Chlitina Holding Ltd (麗豐), which sells cosmetics and skincare products under the Chlitina brand, expects revenue to increase 20 percent this year on the back of a growing Chinese market.
The company, which entered China in 1997, had 4,698 salon stores across Taiwan, China and Vietnam as of the end of last month, with China operations accounting for 95 percent of its revenue last year.
“We opened more than 100 stores in the first four months of this year, and we plan to launch 400 to 500 new stores this year,” Chlitina investor relations director Anita Hu (胡安榕) told an investors’ meeting in Taipei on Thursday.

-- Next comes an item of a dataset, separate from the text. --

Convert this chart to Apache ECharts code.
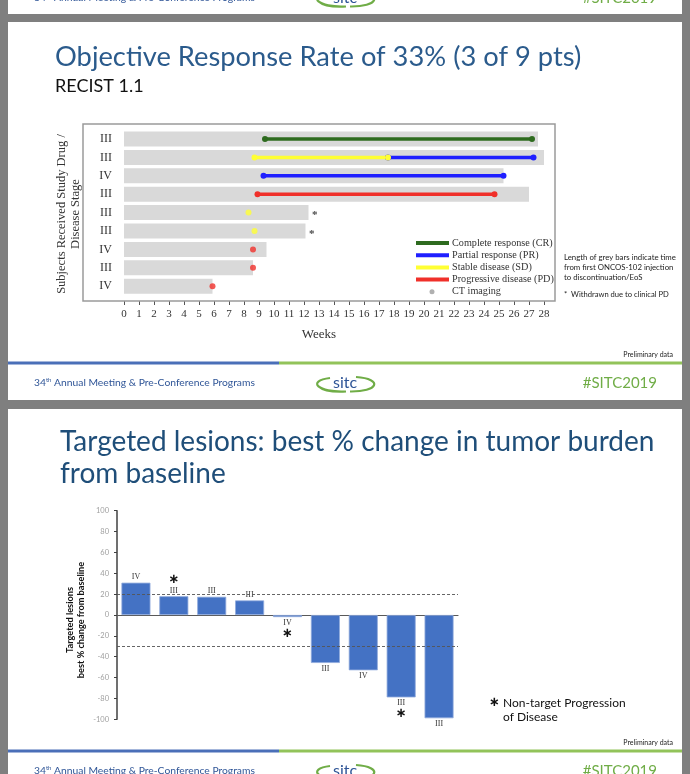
<!DOCTYPE html>
<html>
<head>
<meta charset="utf-8">
<script src="https://cdn.jsdelivr.net/npm/echarts/dist/echarts.min.js"></script>
<style>
html,body{margin:0;padding:0;background:#7f7f7f;}
#chart{width:690px;height:774px;}
</style>
</head>
<body>
<div id="chart"></div>
<script>
// ---------- DATA: swimmer plot (slide 1) ----------
const swimStages = ['III','III','IV','III','III','III','IV','III','IV'];
const treatmentWeeks = [27.6, 28.3, 25.3, 27.0, 12.3, 12.1, 9.5, 8.6, 5.9];
// [row, startWeek, endWeek]
const crSegments = [[0, 9.4, 27.2]];
const prSegments = [[1, 17.6, 27.3], [2, 9.3, 25.3]];
const sdSegments = [[1, 8.7, 17.6]];
const pdSegments = [[3, 8.9, 24.7]];
// [row, week]
const sdDots = [[4, 8.3], [5, 8.7]];
const pdDots = [[6, 8.6], [7, 8.6], [8, 5.9]];
const withdrawnRows = [4, 5];
const weekMin = 0, weekMax = 28;
const legendNames = ['Complete response (CR)','Partial response (PR)','Stable disease (SD)','Progressive disease (PD)','CT imaging'];

// ---------- DATA: waterfall (slide 2) ----------
const lesionChange = [31, 18, 17.5, 14, -2, -46, -53, -79, -99];
const lesionStages = ['IV','III','III','III','IV','III','IV','III','III'];
const nonTargetPD = [false, true, false, false, true, false, false, true, false];
const thresholds = [20, -30];
const pctMin = -100, pctMax = 100, pctStep = 20;

// ---------- STYLE ----------
const C = {
  CR: '#2e6b1f', PR: '#1f1fff', SD: '#ffff33', PD: '#f0302a', CT: '#b0b0b0',
  grey: '#d9d9d9', bar: '#4472c4', blue: '#2f5597', green: '#70ad47'
};
const SANS = 'Lato';
const SERIF = 'Liberation Serif';

const chart = echarts.init(document.getElementById('chart'), null, {renderer: 'canvas'});

function segSeries(segs, color, name) {
  return segs.map(s => ({
    type: 'line', name: name, xAxisIndex: 0, yAxisIndex: 0, silent: true,
    data: [[s[1], s[0]], [s[2], s[0]]],
    symbol: 'circle', symbolSize: 6, showSymbol: true,
    lineStyle: {color: color, width: 3.5},
    itemStyle: {color: color}, z: 5
  }));
}
function dotSeries(dots, color) {
  return {
    type: 'scatter', xAxisIndex: 0, yAxisIndex: 0, silent: true,
    data: dots.map(d => [d[1], d[0]]),
    symbolSize: 6, itemStyle: {color: color}, z: 6
  };
}

function footer(lineY) {
  const els = [];
  els.push({type: 'line', shape: {x1: 8, y1: lineY, x2: 279, y2: lineY}, style: {stroke: '#4a6fb8', lineWidth: 3}});
  els.push({type: 'line', shape: {x1: 279, y1: lineY, x2: 682, y2: lineY}, style: {stroke: '#92c35a', lineWidth: 3}});
  els.push({type: 'text', x: 34, y: lineY + 20, style: {
    text: '34{sup|th} Annual Meeting & Pre-Conference Programs', font: '10.3px ' + SANS, fill: C.blue,
    verticalAlign: 'middle', textVerticalAlign: 'middle',
    rich: {sup: {fontSize: 6, fontFamily: SANS, fill: C.blue, color: C.blue, verticalAlign: 'top', padding: [0,0,5,0]}}
  }});
  els.push({type: 'text', x: 657, y: lineY + 20, style: {
    text: '#SITC2019', font: '15px ' + SANS, fill: C.green, textAlign: 'right', align: 'right',
    verticalAlign: 'middle', textVerticalAlign: 'middle'
  }});
  const cy = lineY + 21;
  els.push({type: 'bezierCurve', shape: {x1: 330, y1: cy - 6, cpx1: 306, cpy1: cy - 3, cpx2: 318, cpy2: cy + 9, x2: 346, y2: cy + 7.5},
    style: {stroke: C.green, lineWidth: 2.2, fill: null}});
  els.push({type: 'bezierCurve', shape: {x1: 356, y1: cy - 7, cpx1: 384, cpy1: cy - 5, cpx2: 378, cpy2: cy + 8, x2: 350, y2: cy + 7.5},
    style: {stroke: C.green, lineWidth: 2.2, fill: null}});
  els.push({type: 'text', x: 345, y: cy - 1, style: {
    text: 'sitc', font: '16px ' + SANS, fill: C.blue, textAlign: 'center', align: 'center',
    verticalAlign: 'middle', textVerticalAlign: 'middle'
  }});
  els.push({type: 'text', x: 673, y: lineY - 8, style: {
    text: 'Preliminary data', font: '7px ' + SANS, fill: '#222', textAlign: 'right', align: 'right',
    verticalAlign: 'middle', textVerticalAlign: 'middle'
  }});
  return els;
}

function txt(x, y, text, font, fill, extra) {
  return Object.assign({type: 'text', x: x, y: y, style: Object.assign({
    text: text, font: font, fill: fill, verticalAlign: 'middle', textVerticalAlign: 'middle'
  }, extra || {})});
}

const graphics = [];
graphics.push({type: 'rect', shape: {x: 8, y: -20, width: 674, height: 34}, style: {fill: '#fff'}, z: -10});
graphics.push({type: 'rect', shape: {x: 8, y: 22, width: 674, height: 378}, style: {fill: '#fff'}, z: -10});
graphics.push({type: 'rect', shape: {x: 8, y: 409, width: 674, height: 400}, style: {fill: '#fff'}, z: -10});
footer(-22).forEach(e => graphics.push(e));
footer(363).forEach(e => graphics.push(e));
footer(751).forEach(e => graphics.push(e));

// slide 1 titles
graphics.push(txt(55, 57, 'Objective Response Rate of 33% (3 of 9 pts)', '27.3px ' + SANS, '#2b5b8c'));
graphics.push(txt(55, 86, 'RECIST 1.1', '18px ' + SANS, '#111'));
graphics.push({type: 'rect', shape: {x: 83, y: 124, width: 472, height: 177}, style: {fill: null, stroke: '#9a9a9a', lineWidth: 1.5}, z: 1});
graphics.push({type: 'text', x: 62, y: 214, rotation: Math.PI / 2, style: {
  text: 'Subjects Received Study Drug /', font: '12.5px ' + SERIF, fill: '#333',
  textAlign: 'center', align: 'center', verticalAlign: 'middle', textVerticalAlign: 'middle'}});
graphics.push({type: 'text', x: 76, y: 214, rotation: Math.PI / 2, style: {
  text: 'Disease Stage', font: '12.5px ' + SERIF, fill: '#333',
  textAlign: 'center', align: 'center', verticalAlign: 'middle', textVerticalAlign: 'middle'}});
graphics.push(txt(319, 335, 'Weeks', '13px ' + SERIF, '#333', {textAlign: 'center', align: 'center'}));
const legColors = [C.CR, C.PR, C.SD, C.PD];
legendNames.forEach((n, i) => {
  const y = 243 + i * 12.2;
  if (i < 4) {
    graphics.push({type: 'line', shape: {x1: 416, y1: y, x2: 449, y2: y}, style: {stroke: legColors[i], lineWidth: 4}, z: 3});
  } else {
    graphics.push({type: 'circle', shape: {cx: 432, cy: y, r: 2.5}, style: {fill: C.CT}, z: 3});
  }
  graphics.push(txt(452, y, n, '10.2px ' + SERIF, '#333', {}));
});
['Length of grey bars indicate time', 'from first ONCOS-102 injection', 'to discontinuation/EoS'].forEach((t, i) => {
  graphics.push(txt(564, 257 + i * 10.2, t, '7.8px ' + SANS, '#222'));
});
graphics.push(txt(564, 295, '*  Withdrawn due to clinical PD', '7.6px ' + SANS, '#222'));

// slide 2 titles
graphics.push(txt(60, 442, 'Targeted lesions: best % change in tumor burden', '28px ' + SANS, '#1f4e79'));
graphics.push(txt(60, 474, 'from baseline', '28px ' + SANS, '#1f4e79'));
graphics.push({type: 'text', x: 70, y: 620, rotation: Math.PI / 2, style: {
  text: 'Targeted lesions', font: 'bold 9.2px ' + SANS, fill: '#111',
  textAlign: 'center', align: 'center', verticalAlign: 'middle', textVerticalAlign: 'middle'}});
graphics.push({type: 'text', x: 81, y: 620, rotation: Math.PI / 2, style: {
  text: 'best % change from baseline', font: 'bold 9.2px ' + SANS, fill: '#111',
  textAlign: 'center', align: 'center', verticalAlign: 'middle', textVerticalAlign: 'middle'}});
graphics.push(txt(489, 703, '\u2217', 'bold 13px DejaVu Sans', '#111'));
graphics.push(txt(503, 703, 'Non-target Progression', '12px ' + SANS, '#111'));
graphics.push(txt(503, 717, 'of Disease', '12px ' + SANS, '#111'));

const series = [];
series.push({
  type: 'bar', xAxisIndex: 0, yAxisIndex: 0, silent: true,
  data: treatmentWeeks, barWidth: 15, itemStyle: {color: C.grey}, z: 2
});
segSeries(crSegments, C.CR, 'CR').forEach(s => series.push(s));
segSeries(prSegments, C.PR, 'PR').forEach(s => series.push(s));
segSeries(sdSegments, C.SD, 'SD').forEach(s => series.push(s));
segSeries(pdSegments, C.PD, 'PD').forEach(s => series.push(s));
series.push(dotSeries(sdDots, C.SD));
series.push(dotSeries(pdDots, C.PD));
series.push({
  type: 'scatter', xAxisIndex: 0, yAxisIndex: 0, silent: true,
  data: withdrawnRows.map(r => [treatmentWeeks[r], r]),
  symbolSize: 1, itemStyle: {color: 'rgba(0,0,0,0)'},
  label: {show: true, position: 'right', distance: 3, offset: [0, 3], formatter: '*', fontFamily: SERIF, fontSize: 11, fontWeight: 'bold', color: '#111'}
});
series.push({
  type: 'bar', xAxisIndex: 1, yAxisIndex: 1, silent: true, barWidth: 29,
  data: lesionChange.map((v, i) => {
    const star = nonTargetPD[i];
    const pos = v >= 0 ? 'top' : 'bottom';
    let fmt;
    if (v >= 0) fmt = (star ? '{a|\u2217}\n' : '') + '{s|' + lesionStages[i] + '}';
    else fmt = '{s|' + lesionStages[i] + '}' + (star ? '\n{a|\u2217}' : '');
    return {value: v, label: {show: true, position: pos, distance: 0, formatter: fmt}};
  }),
  itemStyle: {color: C.bar, borderColor: '#8faadc', borderWidth: 0.8},
  label: {rich: {
    s: {fontFamily: SERIF, fontSize: 8, color: '#333', lineHeight: 11},
    a: {fontFamily: 'DejaVu Sans', fontSize: 13, fontWeight: 'bold', color: '#111', lineHeight: 11}
  }},
  markLine: {
    silent: true, symbol: 'none', label: {show: false},
    lineStyle: {color: '#555', type: [3, 2], width: 0.9},
    data: thresholds.map(t => ({yAxis: t}))
  }
});

const option = {
  animation: false,
  backgroundColor: '#7f7f7f',
  graphic: {elements: graphics},
  grid: [
    {left: 124, width: 420, top: 129.8, height: 165.6, containLabel: false},
    {left: 117, width: 341, top: 510.7, height: 208.6, containLabel: false}
  ],
  xAxis: [
    {type: 'value', gridIndex: 0, min: weekMin, max: weekMax, interval: 1, offset: 5.6,
      axisLine: {show: false}, axisTick: {show: true, length: 4, lineStyle: {color: '#555'}},
      axisLabel: {fontFamily: SERIF, fontSize: 11, color: '#333', margin: 8}, splitLine: {show: false}},
    {type: 'category', gridIndex: 1, data: lesionChange.map((v, i) => 'Pt' + (i + 1)),
      axisLine: {show: true, onZero: true, lineStyle: {color: '#595959', width: 1.2}},
      axisTick: {show: false}, axisLabel: {show: false}}
  ],
  yAxis: [
    {type: 'category', gridIndex: 0, inverse: true, data: swimStages.map((s, i) => 'row' + i),
      axisLine: {show: false}, axisTick: {show: false},
      axisLabel: {formatter: (v, i) => swimStages[i], fontFamily: SERIF, fontSize: 12, color: '#333', margin: 12}},
    {type: 'value', gridIndex: 1, min: pctMin, max: pctMax, interval: pctStep,
      axisLine: {show: true, lineStyle: {color: '#404040', width: 1.5}},
      axisTick: {show: true, length: 3, lineStyle: {color: '#404040'}},
      axisLabel: {fontFamily: SANS, fontSize: 7.5, color: '#a0a0a0', margin: 8},
      splitLine: {show: false}}
  ],
  series: series
};
chart.setOption(option);
</script>
</body>
</html>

The company generates a majority of its revenue from selling products to its franchise stores.
Its e-commerce platform, Beauty Health Happiness (新美力), is another source of revenue, while sub-brands RnD (璦緹) and Up Lider (雅樸麗德) offer manicures, pedicures and eyelash services, as well as aesthetic medicine products.
“To distinguish us from other cosmetic chain stores, we aim to build a beauty industry by offering cosmetics and aesthetic medicine services,” Hu said.
The company expects to open two aesthetic medicine centers in Shanghai and one in Nanjing by October.
Consolidated revenue in the first four months grew 18.33 percent to NT$1.61 billion (US$51.4 million), compared with NT$1.36 billion in the same period last year, the company said.
Chlitina’s net profit increased 21.63 percent annually to NT$379.55 million in the first quarter, compared with NT$312.05 million a year earlier.
Chlitina chief financial officer Eric Yeh (葉建志) attributed the increase to a government subsidy of 22.44 million yuan (US$3.24 million) that Beijing provides to companies to develop chain store businesses, as well as lower operating expenses last quarter from a year earlier, when it spent NT$500 million on a new office in Shanghai, he said.
However, the amount of the subsidy changes according to companies’ pace of revenue growth, Yeh said.
The subsidy program is expected to continue through 2023, he said.
Earnings per share increased from NT$3.97 to a record NT$4.77 over the same period, while gross margin climbed by 2.32 percentage points to 83.54 percent.
Franchise stores reported a higher gross margin of 84 percent for last quarter, compared with 72 percent for the e-commerce business and 48 percent for aesthe thetic medicine business, the company said.